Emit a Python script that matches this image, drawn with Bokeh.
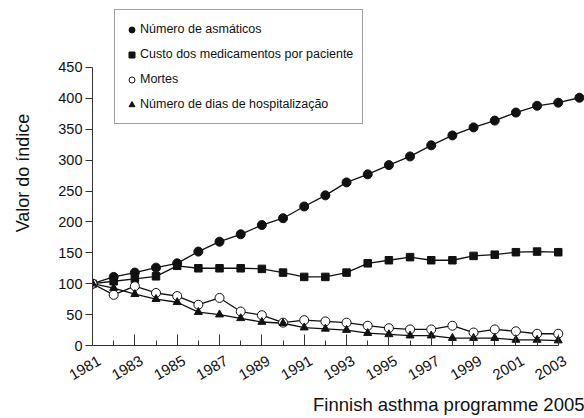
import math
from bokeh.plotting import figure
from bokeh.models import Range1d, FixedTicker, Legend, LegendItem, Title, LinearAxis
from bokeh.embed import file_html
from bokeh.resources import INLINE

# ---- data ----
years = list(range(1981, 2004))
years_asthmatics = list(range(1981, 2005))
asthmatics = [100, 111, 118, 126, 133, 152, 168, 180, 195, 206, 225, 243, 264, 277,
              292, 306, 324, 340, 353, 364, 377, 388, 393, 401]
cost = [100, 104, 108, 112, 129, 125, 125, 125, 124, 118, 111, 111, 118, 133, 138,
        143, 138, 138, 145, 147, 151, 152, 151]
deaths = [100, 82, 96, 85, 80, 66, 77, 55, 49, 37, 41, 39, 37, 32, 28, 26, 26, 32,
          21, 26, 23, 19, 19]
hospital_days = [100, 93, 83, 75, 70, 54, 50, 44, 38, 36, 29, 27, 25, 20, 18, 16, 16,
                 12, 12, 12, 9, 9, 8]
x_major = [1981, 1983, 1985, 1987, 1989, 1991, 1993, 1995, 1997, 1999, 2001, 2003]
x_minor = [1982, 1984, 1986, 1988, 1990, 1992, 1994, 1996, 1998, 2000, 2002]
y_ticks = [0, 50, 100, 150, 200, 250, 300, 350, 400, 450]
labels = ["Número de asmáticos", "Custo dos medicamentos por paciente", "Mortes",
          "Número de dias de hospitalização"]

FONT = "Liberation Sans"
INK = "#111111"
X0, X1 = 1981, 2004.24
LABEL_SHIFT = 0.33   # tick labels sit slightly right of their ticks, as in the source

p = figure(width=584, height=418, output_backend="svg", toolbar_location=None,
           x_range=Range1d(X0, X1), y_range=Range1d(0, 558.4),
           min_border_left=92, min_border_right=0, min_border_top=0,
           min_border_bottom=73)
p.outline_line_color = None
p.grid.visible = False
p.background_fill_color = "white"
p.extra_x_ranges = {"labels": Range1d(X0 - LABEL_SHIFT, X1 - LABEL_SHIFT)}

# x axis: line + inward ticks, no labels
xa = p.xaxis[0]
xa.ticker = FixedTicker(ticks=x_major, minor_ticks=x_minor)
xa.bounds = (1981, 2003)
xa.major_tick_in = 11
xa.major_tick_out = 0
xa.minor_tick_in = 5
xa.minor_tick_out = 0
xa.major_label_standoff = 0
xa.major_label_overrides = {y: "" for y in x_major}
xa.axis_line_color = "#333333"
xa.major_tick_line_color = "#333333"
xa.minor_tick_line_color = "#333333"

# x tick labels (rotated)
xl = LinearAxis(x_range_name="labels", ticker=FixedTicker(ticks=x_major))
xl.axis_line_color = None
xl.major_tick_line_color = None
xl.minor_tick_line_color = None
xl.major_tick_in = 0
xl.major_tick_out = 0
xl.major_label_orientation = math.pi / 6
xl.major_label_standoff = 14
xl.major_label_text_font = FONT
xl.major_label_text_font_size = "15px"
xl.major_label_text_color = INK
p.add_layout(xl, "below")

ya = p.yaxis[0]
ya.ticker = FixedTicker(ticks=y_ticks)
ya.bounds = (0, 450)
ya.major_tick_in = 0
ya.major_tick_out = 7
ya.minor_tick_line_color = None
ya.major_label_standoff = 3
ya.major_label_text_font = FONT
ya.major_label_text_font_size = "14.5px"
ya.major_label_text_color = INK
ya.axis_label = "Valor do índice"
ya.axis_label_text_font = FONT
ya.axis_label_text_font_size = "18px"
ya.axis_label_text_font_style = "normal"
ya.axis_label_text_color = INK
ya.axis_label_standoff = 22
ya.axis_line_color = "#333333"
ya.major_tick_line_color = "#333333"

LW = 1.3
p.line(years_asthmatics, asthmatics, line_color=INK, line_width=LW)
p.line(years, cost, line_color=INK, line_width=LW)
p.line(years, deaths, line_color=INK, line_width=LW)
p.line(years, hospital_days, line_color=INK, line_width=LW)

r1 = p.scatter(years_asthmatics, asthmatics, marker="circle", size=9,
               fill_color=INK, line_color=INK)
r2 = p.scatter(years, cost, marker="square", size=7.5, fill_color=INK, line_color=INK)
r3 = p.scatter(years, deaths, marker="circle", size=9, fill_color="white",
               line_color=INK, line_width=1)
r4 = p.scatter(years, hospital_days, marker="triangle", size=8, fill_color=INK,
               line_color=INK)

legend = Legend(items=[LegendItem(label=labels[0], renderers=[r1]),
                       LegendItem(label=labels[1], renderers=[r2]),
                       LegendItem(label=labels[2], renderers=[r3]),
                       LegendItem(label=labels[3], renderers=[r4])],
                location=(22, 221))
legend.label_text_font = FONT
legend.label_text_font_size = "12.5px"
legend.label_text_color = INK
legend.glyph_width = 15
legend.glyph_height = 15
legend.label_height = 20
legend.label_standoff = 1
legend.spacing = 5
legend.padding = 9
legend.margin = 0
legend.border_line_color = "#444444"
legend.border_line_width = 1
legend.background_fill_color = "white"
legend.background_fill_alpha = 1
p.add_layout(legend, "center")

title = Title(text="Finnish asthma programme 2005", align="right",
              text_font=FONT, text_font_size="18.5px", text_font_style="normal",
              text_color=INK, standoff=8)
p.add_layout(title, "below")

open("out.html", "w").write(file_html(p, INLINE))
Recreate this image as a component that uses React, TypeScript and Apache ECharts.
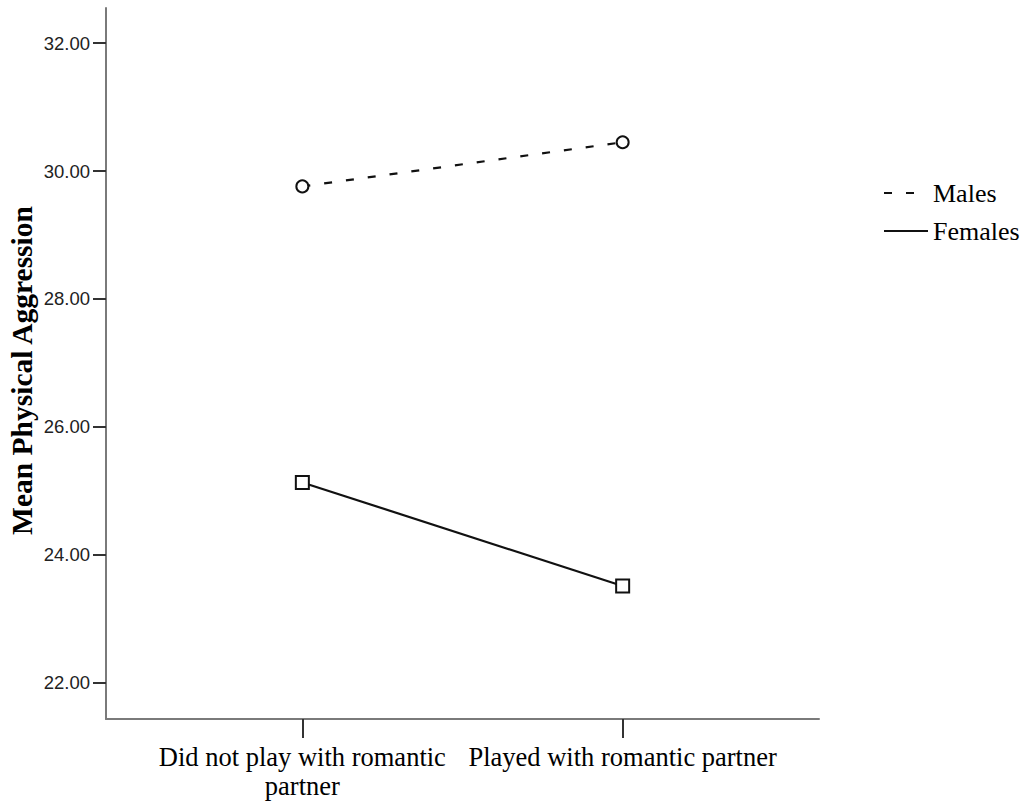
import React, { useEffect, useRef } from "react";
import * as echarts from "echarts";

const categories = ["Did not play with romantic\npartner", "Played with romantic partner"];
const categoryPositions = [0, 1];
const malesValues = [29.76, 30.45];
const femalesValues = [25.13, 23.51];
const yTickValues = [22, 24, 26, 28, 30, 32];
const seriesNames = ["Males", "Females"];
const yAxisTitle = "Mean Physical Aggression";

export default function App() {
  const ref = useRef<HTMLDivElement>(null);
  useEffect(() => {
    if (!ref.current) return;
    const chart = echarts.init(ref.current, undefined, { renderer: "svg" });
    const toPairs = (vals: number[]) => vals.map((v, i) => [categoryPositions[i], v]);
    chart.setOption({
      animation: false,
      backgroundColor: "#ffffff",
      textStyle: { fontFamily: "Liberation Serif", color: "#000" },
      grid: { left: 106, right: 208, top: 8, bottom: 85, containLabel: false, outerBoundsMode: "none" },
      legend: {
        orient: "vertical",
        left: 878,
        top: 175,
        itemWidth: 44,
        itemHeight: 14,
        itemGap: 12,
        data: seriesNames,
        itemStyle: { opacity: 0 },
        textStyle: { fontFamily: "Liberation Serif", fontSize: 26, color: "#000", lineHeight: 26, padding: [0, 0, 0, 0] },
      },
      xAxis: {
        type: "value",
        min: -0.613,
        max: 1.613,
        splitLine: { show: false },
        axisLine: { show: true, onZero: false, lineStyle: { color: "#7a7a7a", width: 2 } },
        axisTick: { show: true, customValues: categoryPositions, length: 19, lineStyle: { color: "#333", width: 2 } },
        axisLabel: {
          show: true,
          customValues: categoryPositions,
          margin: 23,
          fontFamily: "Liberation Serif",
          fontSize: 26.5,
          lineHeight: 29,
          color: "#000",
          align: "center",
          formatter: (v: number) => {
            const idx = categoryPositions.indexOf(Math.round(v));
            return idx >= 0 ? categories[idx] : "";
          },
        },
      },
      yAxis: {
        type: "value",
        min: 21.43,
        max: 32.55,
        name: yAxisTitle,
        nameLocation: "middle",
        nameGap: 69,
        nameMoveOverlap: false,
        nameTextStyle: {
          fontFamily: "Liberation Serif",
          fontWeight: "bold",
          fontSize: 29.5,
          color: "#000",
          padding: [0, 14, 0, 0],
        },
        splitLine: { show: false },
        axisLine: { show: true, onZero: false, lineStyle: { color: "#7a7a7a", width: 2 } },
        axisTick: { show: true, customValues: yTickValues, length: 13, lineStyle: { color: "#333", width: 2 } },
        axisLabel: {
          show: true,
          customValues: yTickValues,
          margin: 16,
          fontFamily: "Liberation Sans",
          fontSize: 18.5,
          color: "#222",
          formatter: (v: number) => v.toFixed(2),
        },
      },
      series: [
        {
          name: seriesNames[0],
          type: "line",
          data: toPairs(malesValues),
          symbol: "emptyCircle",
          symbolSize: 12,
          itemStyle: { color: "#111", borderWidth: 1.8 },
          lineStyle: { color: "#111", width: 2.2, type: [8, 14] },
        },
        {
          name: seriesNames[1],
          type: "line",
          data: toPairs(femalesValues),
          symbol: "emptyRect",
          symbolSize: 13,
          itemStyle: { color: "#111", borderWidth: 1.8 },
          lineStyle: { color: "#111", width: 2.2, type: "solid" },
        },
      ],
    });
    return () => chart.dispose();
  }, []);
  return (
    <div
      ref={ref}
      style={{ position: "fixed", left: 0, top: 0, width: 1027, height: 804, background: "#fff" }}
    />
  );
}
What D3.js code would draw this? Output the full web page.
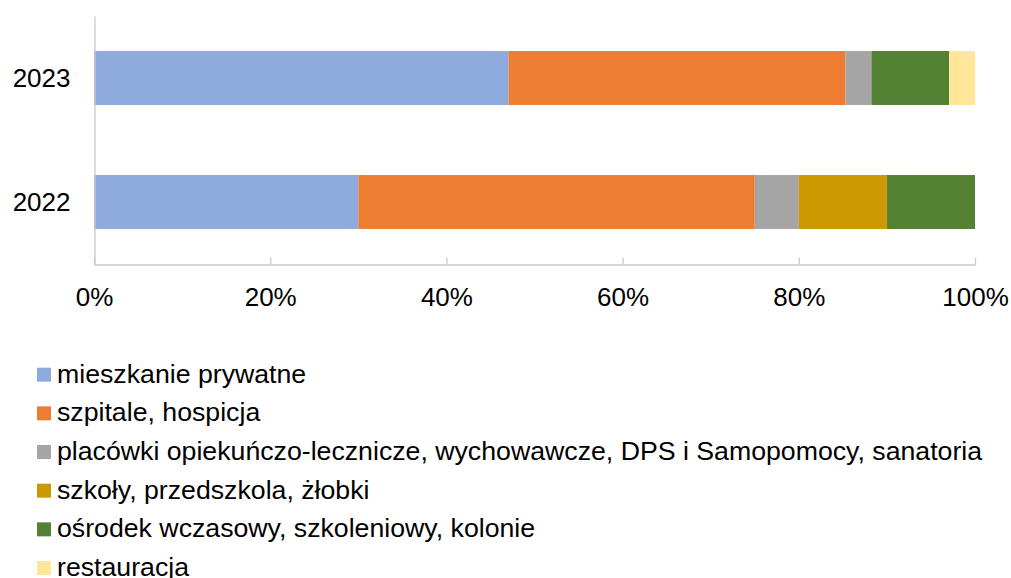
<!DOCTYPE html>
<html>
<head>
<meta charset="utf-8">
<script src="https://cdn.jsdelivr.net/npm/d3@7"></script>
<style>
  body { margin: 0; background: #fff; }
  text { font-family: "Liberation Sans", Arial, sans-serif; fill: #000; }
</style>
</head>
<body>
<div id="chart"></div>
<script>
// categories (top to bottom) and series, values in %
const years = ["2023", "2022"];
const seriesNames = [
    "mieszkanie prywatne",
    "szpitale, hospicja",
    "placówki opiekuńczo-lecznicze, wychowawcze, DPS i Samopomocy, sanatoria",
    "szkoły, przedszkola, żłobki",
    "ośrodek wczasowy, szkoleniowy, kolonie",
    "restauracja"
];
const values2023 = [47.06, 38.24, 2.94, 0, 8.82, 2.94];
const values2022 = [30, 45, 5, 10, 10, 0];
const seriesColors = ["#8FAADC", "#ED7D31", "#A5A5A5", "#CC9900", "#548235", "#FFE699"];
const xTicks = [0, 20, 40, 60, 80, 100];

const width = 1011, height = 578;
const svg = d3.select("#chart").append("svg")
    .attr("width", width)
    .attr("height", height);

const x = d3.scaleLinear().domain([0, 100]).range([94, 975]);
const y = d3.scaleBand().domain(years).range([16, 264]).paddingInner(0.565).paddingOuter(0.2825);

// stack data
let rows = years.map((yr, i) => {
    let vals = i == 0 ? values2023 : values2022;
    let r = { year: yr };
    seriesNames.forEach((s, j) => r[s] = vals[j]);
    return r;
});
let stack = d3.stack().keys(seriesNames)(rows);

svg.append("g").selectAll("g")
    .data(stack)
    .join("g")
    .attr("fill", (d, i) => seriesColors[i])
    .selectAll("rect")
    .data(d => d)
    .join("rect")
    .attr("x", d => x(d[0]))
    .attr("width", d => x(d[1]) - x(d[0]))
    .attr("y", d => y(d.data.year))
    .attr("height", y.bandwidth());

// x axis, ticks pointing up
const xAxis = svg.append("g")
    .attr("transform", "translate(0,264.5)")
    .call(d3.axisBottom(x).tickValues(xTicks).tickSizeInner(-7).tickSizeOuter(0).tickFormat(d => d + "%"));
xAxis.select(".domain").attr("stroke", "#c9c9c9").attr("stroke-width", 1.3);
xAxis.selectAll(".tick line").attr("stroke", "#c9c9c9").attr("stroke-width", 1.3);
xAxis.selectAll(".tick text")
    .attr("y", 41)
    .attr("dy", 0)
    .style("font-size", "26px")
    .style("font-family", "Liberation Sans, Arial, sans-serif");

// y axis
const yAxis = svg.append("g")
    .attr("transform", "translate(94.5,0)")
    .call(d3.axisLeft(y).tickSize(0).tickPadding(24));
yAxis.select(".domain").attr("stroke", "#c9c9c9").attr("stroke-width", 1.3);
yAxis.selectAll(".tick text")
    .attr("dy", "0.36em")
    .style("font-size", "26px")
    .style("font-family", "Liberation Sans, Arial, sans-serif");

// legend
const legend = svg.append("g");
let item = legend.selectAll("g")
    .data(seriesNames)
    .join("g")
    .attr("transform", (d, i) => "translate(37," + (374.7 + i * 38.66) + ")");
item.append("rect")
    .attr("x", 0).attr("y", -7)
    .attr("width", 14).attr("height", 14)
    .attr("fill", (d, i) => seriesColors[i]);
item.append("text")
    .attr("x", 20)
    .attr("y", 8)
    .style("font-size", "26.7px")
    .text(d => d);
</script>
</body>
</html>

- Objective
Both the first line of the records above and the line containing "- LABEL_SHIFT, X1" belong in the copy; please return them and every line between, exactly, minus the pictures.

- Expected answer
Emit a Python script that matches this image, drawn with Bokeh.
import math
from bokeh.plotting import figure
from bokeh.models import Range1d, FixedTicker, Legend, LegendItem, Title, LinearAxis
from bokeh.embed import file_html
from bokeh.resources import INLINE

# ---- data ----
years = list(range(1981, 2004))
years_asthmatics = list(range(1981, 2005))
asthmatics = [100, 111, 118, 126, 133, 152, 168, 180, 195, 206, 225, 243, 264, 277,
              292, 306, 324, 340, 353, 364, 377, 388, 393, 401]
cost = [100, 104, 108, 112, 129, 125, 125, 125, 124, 118, 111, 111, 118, 133, 138,
        143, 138, 138, 145, 147, 151, 152, 151]
deaths = [100, 82, 96, 85, 80, 66, 77, 55, 49, 37, 41, 39, 37, 32, 28, 26, 26, 32,
          21, 26, 23, 19, 19]
hospital_days = [100, 93, 83, 75, 70, 54, 50, 44, 38, 36, 29, 27, 25, 20, 18, 16, 16,
                 12, 12, 12, 9, 9, 8]
x_major = [1981, 1983, 1985, 1987, 1989, 1991, 1993, 1995, 1997, 1999, 2001, 2003]
x_minor = [1982, 1984, 1986, 1988, 1990, 1992, 1994, 1996, 1998, 2000, 2002]
y_ticks = [0, 50, 100, 150, 200, 250, 300, 350, 400, 450]
labels = ["Número de asmáticos", "Custo dos medicamentos por paciente", "Mortes",
          "Número de dias de hospitalização"]

FONT = "Liberation Sans"
INK = "#111111"
X0, X1 = 1981, 2004.24
LABEL_SHIFT = 0.33   # tick labels sit slightly right of their ticks, as in the source

p = figure(width=584, height=418, output_backend="svg", toolbar_location=None,
           x_range=Range1d(X0, X1), y_range=Range1d(0, 558.4),
           min_border_left=92, min_border_right=0, min_border_top=0,
           min_border_bottom=73)
p.outline_line_color = None
p.grid.visible = False
p.background_fill_color = "white"
p.extra_x_ranges = {"labels": Range1d(X0 - LABEL_SHIFT, X1 - LABEL_SHIFT)}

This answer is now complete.